Diversifying Strategies: This group of investment managers is tasked with generating risk-adjusted returns that are differentiated from the traditional stocks and bonds in which we primarily invest. In general, the environment for Diversifying Strategies’ managers is shaping up to be pretty attractive as valuations are high in many asset classes (stocks and bonds), with different sectors of the market facing real and persistent headwinds and tailwinds. Additionally, when interest rates start to increase in the U.S., the many different asset types will each be affected differently. However, all of the management styles within Diversifying Strategies involve a certain level of contrarian activity, buying things that others are selling and vice versa, and it often takes a little while for the majority opinion to shift in favor of the fundamentals. For this reason, we evaluate each of these managers based on their peer group and remain patient to see their strategies take effect.

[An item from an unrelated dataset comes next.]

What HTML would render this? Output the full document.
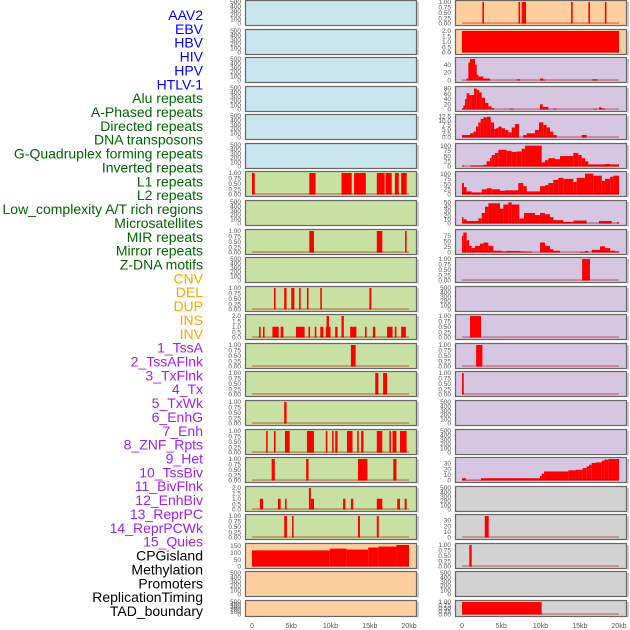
<!DOCTYPE html>
<html><head><meta charset="utf-8">
<style>
html,body{margin:0;padding:0;background:#fff;width:630px;height:630px;overflow:hidden}
svg{display:block;font-family:"Liberation Sans",sans-serif}
</style></head>
<body>
<svg id="chart" width="630" height="630" viewBox="0 0 630 630"></svg>
<script>
const trackNames=["AAV2","EBV","HBV","HIV","HPV","HTLV-1","Alu repeats","A-Phased repeats","Directed repeats","DNA transposons","G-Quadruplex forming repeats","Inverted repeats","L1 repeats","L2 repeats","Low_complexity A/T rich regions","Microsatellites","MIR repeats","Mirror repeats","Z-DNA motifs","CNV","DEL","DUP","INS","INV","1_TssA","2_TssAFlnk","3_TxFlnk","4_Tx","5_TxWk","6_EnhG","7_Enh","8_ZNF_Rpts","9_Het","10_TssBiv","11_BivFlnk","12_EnhBiv","13_ReprPC","14_ReprPCWk","15_Quies","CPGisland","Methylation","Promoters","ReplicationTiming","TAD_boundary"];
const labelColors=["#0000ff","#0000ff","#0000ff","#0000ff","#0000ff","#0000ff","#006400","#006400","#006400","#006400","#006400","#006400","#006400","#006400","#006400","#006400","#006400","#006400","#006400","#ffa500","#ffa500","#ffa500","#ffa500","#ffa500","#a020f0","#a020f0","#a020f0","#a020f0","#a020f0","#a020f0","#a020f0","#a020f0","#a020f0","#a020f0","#a020f0","#a020f0","#a020f0","#a020f0","#a020f0","#000","#000","#000","#000","#000"];
const panelBg=["#c8e4ec","#c8e4ec","#c8e4ec","#c8e4ec","#c8e4ec","#c8e4ec","#c8e0a2","#c8e0a2","#c8e0a2","#c8e0a2","#c8e0a2","#c8e0a2","#c8e0a2","#c8e0a2","#c8e0a2","#c8e0a2","#c8e0a2","#c8e0a2","#c8e0a2","#fecf9e","#fecf9e","#fecf9e","#fecf9e","#fecf9e","#d6c6e2","#d6c6e2","#d6c6e2","#d6c6e2","#d6c6e2","#d6c6e2","#d6c6e2","#d6c6e2","#d6c6e2","#d6c6e2","#d6c6e2","#d6c6e2","#d6c6e2","#d6c6e2","#d6c6e2","#d2d2d2","#d2d2d2","#d2d2d2","#d2d2d2","#d2d2d2"];
const T500=["0","100","200","300","400","500"],T1=["0.00","0.25","0.50","0.75","1.00"],T2=["0.0","0.5","1.0","1.5","2.0"];
const yMax=[500,500,500,500,500,500,1,500,1,500,1,2,1,1,1,1,1,2,1,155,500,500,1,2,54,82,12.8,103,103,51,97,1,500,1,1,1,500,500,38,500,38,1,500,1];
const tickLabels=[T500,T500,T500,T500,T500,T500,T1,T500,T1,T500,T1,T2,T1,T1,T1,T1,T1,T2,T1,["0","50","100","150"],T500,T500,T1,T2,["0","20","40"],["0","20","40","60","80"],["0.0","2.5","5.0","7.5","10.0","12.5"],["0","25","50","75","100"],["0","25","50","75","100"],["0","10","20","30","40","50"],["0","25","50","75"],T1,T500,T1,T1,T1,T500,T500,["0","10","20","30"],T500,["0","10","20","30"],T1,T500,T1];
const segs=[[],[],[],[],[],[],
[[0,0.35,1],[7.3,8.1,1],[11.4,12.7,1],[13.0,14.5,1],[15.9,16.9,1],[17.0,17.8,1],[18.2,18.7,1],[19.0,19.7,1]],
[],
[[7.3,7.9,1],[15.9,16.6,1],[19.5,19.7,1]],
[],
[[2.8,3.0,1],[4.1,4.4,1],[5.0,5.4,1],[6.0,6.2,1],[7.0,7.2,1],[8.7,8.9,1],[14.95,15.2,1]],
[[0.9,1.1,1],[1.4,1.6,1],[2.6,3.4,1],[3.65,4.0,1],[5.6,6.7,1],[7.2,7.4,1],[8.0,8.2,1],[8.7,9.1,1],[9.4,10.0,1],[9.5,9.8,2],[10.6,10.9,1],[11.4,11.7,2],[12.5,13.3,1],[14.4,14.6,1],[15.4,15.7,1],[17.2,17.9,1],[18.2,18.4,1],[19.0,19.6,1]],
[[12.6,13.2,1]],
[[15.7,16.1,1],[16.7,17.2,1]],
[[4.1,4.4,1]],
[[1.8,2.0,1],[2.8,3.0,1],[4.2,4.8,1],[7.0,7.9,1],[9.4,9.6,1],[10.2,10.4,1],[10.6,10.9,1],[12.1,12.8,1],[13.4,13.6,1],[13.9,14.2,1],[15.9,16.6,1],[17.5,17.7,1],[17.9,18.4,1],[18.85,19.7,1]],
[[2.5,2.9,1],[6.9,7.2,1],[13.5,14.7,1],[18.0,18.4,1]],
[[1.0,1.4,1],[3.3,3.65,1],[4.2,4.4,1],[7.25,7.5,2],[7.5,7.9,1],[11.6,11.9,1],[12.6,12.9,1],[15.9,16.6,1],[18.5,18.85,1],[19.45,19.7,1]],
[[4.1,4.45,1],[5.1,5.3,1],[13.5,13.75,1],[15.9,16.15,1]],
[[0,9.9,116],[9.9,12.06,129],[12.06,14.8,122],[14.8,16.1,137],[16.1,18.4,144],[18.4,20,160]],
[],[],
[[2.6,2.8,1],[7.2,7.4,1],[7.6,8.15,1],[13.9,14.1,1],[16.1,16.3,1],[18.2,18.4,1]],
[[0,20,2]],
[[0.59,0.81,5],[0.81,1.02,45],[1.02,1.65,55],[1.65,1.87,40],[1.87,2.08,15],[2.08,2.72,10],[2.72,3.57,5],[6.96,7.39,3],[9.94,10.36,5],[10.36,10.57,2],[16.6,17.3,3]],
[[0,0.17,5],[0.17,0.38,15],[0.38,0.59,40],[0.59,0.93,62],[0.93,1.23,55],[1.23,1.53,55],[1.53,1.87,80],[1.87,2.17,75],[2.17,2.51,65],[2.51,2.93,45],[2.93,3.36,25],[3.36,3.78,12],[3.78,4.08,5],[6.03,6.54,3],[9.94,10.28,20],[10.28,11.0,10],[11.63,12.06,3],[16.8,17.16,3],[17.45,17.8,8],[17.8,18.22,4]],
[[0,1.02,1.5],[1.02,1.44,2.5],[1.44,1.78,3.5],[1.78,2.08,6.5],[2.08,2.38,9],[2.38,2.72,11],[2.72,3.14,12],[3.14,3.65,12.3],[3.65,4.08,9],[4.08,4.33,5],[4.33,4.63,5.5],[4.63,5.05,6.5],[5.05,5.48,5.5],[5.48,5.9,4.5],[5.9,6.33,3],[6.33,6.75,6],[6.75,7.26,8],[7.81,8.24,1.5],[8.24,9.3,2.5],[9.3,9.81,4.5],[9.81,10.36,9],[10.36,10.79,7.5],[10.79,11.21,6],[11.21,11.63,3.5],[11.63,12.06,1.5],[15.24,15.88,1.5]],
[[0,0.25,5],[1.1,2.72,5],[2.72,3.14,8],[3.14,3.57,25],[3.57,3.78,40],[3.78,4.2,55],[4.2,4.63,65],[4.63,5.69,80],[5.69,6.33,75],[6.33,6.96,70],[6.96,7.6,72],[7.6,8.03,85],[8.03,8.66,100],[8.66,10.15,100],[10.15,10.57,20],[10.57,11.0,30],[11.0,11.85,40],[11.85,12.48,35],[12.48,14.18,50],[14.18,14.82,65],[14.82,15.24,55],[15.24,15.67,40],[15.67,16.09,25],[16.09,18.22,10],[18.22,18.87,12],[18.87,20,10]],
[[0,0.25,55],[0.25,0.59,35],[0.59,1.23,15],[1.23,2.51,10],[2.51,3.14,25],[3.14,3.78,30],[3.78,4.84,25],[4.84,5.48,18],[5.48,7.17,20],[7.17,7.81,55],[7.81,8.24,40],[8.24,9.94,15],[9.94,10.57,40],[10.57,11.0,45],[11.0,11.63,55],[11.63,12.27,70],[12.27,12.91,80],[12.91,14.18,75],[14.18,14.61,60],[14.61,15.67,80],[15.67,16.73,100],[16.73,17.8,90],[17.8,18.22,65],[18.22,18.87,75],[18.87,19.29,85],[19.29,20,90]],
[[0,0.17,15],[0.17,0.59,10],[0.59,2.08,6],[2.08,2.51,12],[2.51,2.93,25],[2.93,3.36,40],[3.36,4.84,48],[4.84,5.27,35],[5.27,5.9,45],[5.9,6.33,50],[6.33,7.3,45],[7.3,7.9,12],[7.9,8.66,25],[8.66,9.3,25],[9.3,9.94,20],[9.94,10.57,25],[10.57,11.21,22],[11.21,11.63,15],[11.63,12.91,8],[12.91,14.18,4],[14.18,15.88,7],[17.45,19.07,6],[19.72,20,3]],
[[0,0.17,75],[0.17,0.59,90],[0.59,0.93,55],[0.93,1.23,30],[1.23,1.65,20],[1.65,2.29,30],[2.29,2.72,40],[2.72,3.36,45],[3.36,3.99,30],[3.99,5.05,8],[5.05,5.69,5],[5.69,6.33,7],[6.33,7.39,7],[7.39,7.9,5],[7.9,8.88,4],[9.94,10.57,45],[10.57,11.21,30],[11.21,11.63,15],[11.63,12.48,8],[15.03,15.67,3],[15.67,16.09,7],[16.52,17.58,12],[17.58,18.22,28],[18.22,18.87,20],[18.87,19.5,8],[19.5,20,5]],
[[15.3,16.3,1]],
[],
[[1.02,2.42,1]],
[[1.8,2.6,1]],
[[0,0.22,1]],
[],[],
[[0,0.5,4],[0.5,2.42,0.6],[2.42,9.94,4],[9.94,10.15,8],[10.15,10.45,12],[10.45,13.54,16],[13.54,14.52,18],[14.52,15.37,19],[15.37,15.88,22],[15.88,16.18,25],[16.18,16.52,28],[16.52,17.07,31],[17.07,17.8,32],[17.8,18.14,35],[18.14,18.65,37],[18.65,20,38]],
[],
[[2.9,3.4,38]],
[[0.93,1.23,1]],
[],
[[0,10.15,1]]
];
const xTickVals=[0,5,10,15,20];
const xTickText=["0","5kb","10kb","15kb","20kb"];

const svg=document.getElementById('chart');
const NS="http://www.w3.org/2000/svg";
function mk(tag,attrs,parent){const e=document.createElementNS(NS,tag);for(const k in attrs)e.setAttribute(k,attrs[k]);(parent||svg).appendChild(e);return e;}
function panelGeom(i){const col=i<22?0:1;const r=i%22;const x=col?455:245;const y=Math.round(r*28.57);const h=r===21?16:25;return {x,y,w:171,h};}
function xScale(g,kb){return g.x+7+kb*7.85;}
function yScale(g,v,max){const top=g.y+2,bot=g.y+g.h-1.5;return bot-Math.min(v,max)/max*(bot-top);}

trackNames.forEach((n,i)=>{
  const t=mk('text',{x:203,y:(15+i*13.86+5).toFixed(1),'text-anchor':'end','font-size':'14',fill:labelColors[i]});
  t.textContent=n;
  
  
});

trackNames.forEach((n,i)=>{
  const g=panelGeom(i);
  const grp=mk('g',{});
  
  
  const bg=mk('rect',{x:g.x+0.5,y:g.y+0.5,width:g.w,height:g.h,fill:panelBg[i],stroke:'#666','stroke-width':1.2},grp);
  
  
  mk('line',{x1:g.x+g.w+2,y1:g.y+2,x2:g.x+g.w+2,y2:g.y+g.h+1.5,stroke:'#bbb','stroke-width':1.5},grp);
  const max=yMax[i];
  const s=segs[i];
  s.forEach(d=>{
    const x0=xScale(g,d[0]),x1=xScale(g,d[1]);
    const yv=yScale(g,d[2],max),yb=yScale(g,0,max);
    const r=mk('rect',{x:x0.toFixed(2),y:yv.toFixed(2),width:Math.max(1.2,x1-x0).toFixed(2),height:(yb-yv).toFixed(2),fill:'#ff0000'},grp);
    
    
  });
  if(s.length){
    const yb=yScale(g,0,max);
    const bl=mk('rect',{x:xScale(g,0),y:yb-1.2,width:xScale(g,20)-xScale(g,0),height:1.5,fill:'rgba(170,0,0,0.4)'},grp);
    
    
  }
  const tl=tickLabels[i];
  tl.forEach(lab=>{
    const v=parseFloat(lab);
    const t=mk('text',{x:g.x-4,y:(yScale(g,v,max)+2.2).toFixed(1),'text-anchor':'end','font-size':'6.5',fill:'#555'},grp);
    t.textContent=lab;
    
    
  });
});

[0,1].forEach(col=>{
  const g=panelGeom(col*22+21);
  xTickVals.forEach((v,k)=>{
    const t=mk('text',{x:xScale(g,v).toFixed(1),y:628,'text-anchor':'middle','font-size':'7',fill:'#555'});
    t.textContent=xTickText[k];
    
    
  });
});
</script>
</body></html>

While U.S. politics, Greece’s woes, falling oil, and a whole host of other issues currently dominate the headlines, we believe that many of these risks are similar to those of the past and that the thoughtful and careful construction of a globally diversified portfolio continues to be the prudent answer. While watching intently as world events play out, we will stick to our guiding principles and processes in making investment decisions for our clients.
We appreciate your trust in us as your valued partner in working towards your goals. Please let us know if you need anything.
Zach Ivey, CFA, CFP®
Chief Investment Strategist
This commentary is provided for information purposes only and does not pertain to any security product or service and is not an offer or solicitation of an offer to buy or sell any product or service. Any opinions expressed are based on our interpretation of the data available to us at the time of the original publication of the report. These opinions are subject to change at any time without notice. Bridgeworth, LLC does not undertake to advise you of any changes in the views expressed herein. Unless otherwise stated, all information and opinions contained in this publication were obtained from sources believed to be accurate and reliable as of the date published or indicated and may be superseded by subsequent market events or other reasons.
Risks include, but are not limited to, liquidity, credit quality, fluctuating prices and uncertainties of dividends, rates of return, and yield. Past performance does not guarantee future results. Investors should consult their Financial and/or Tax Advisor before making any investment decision.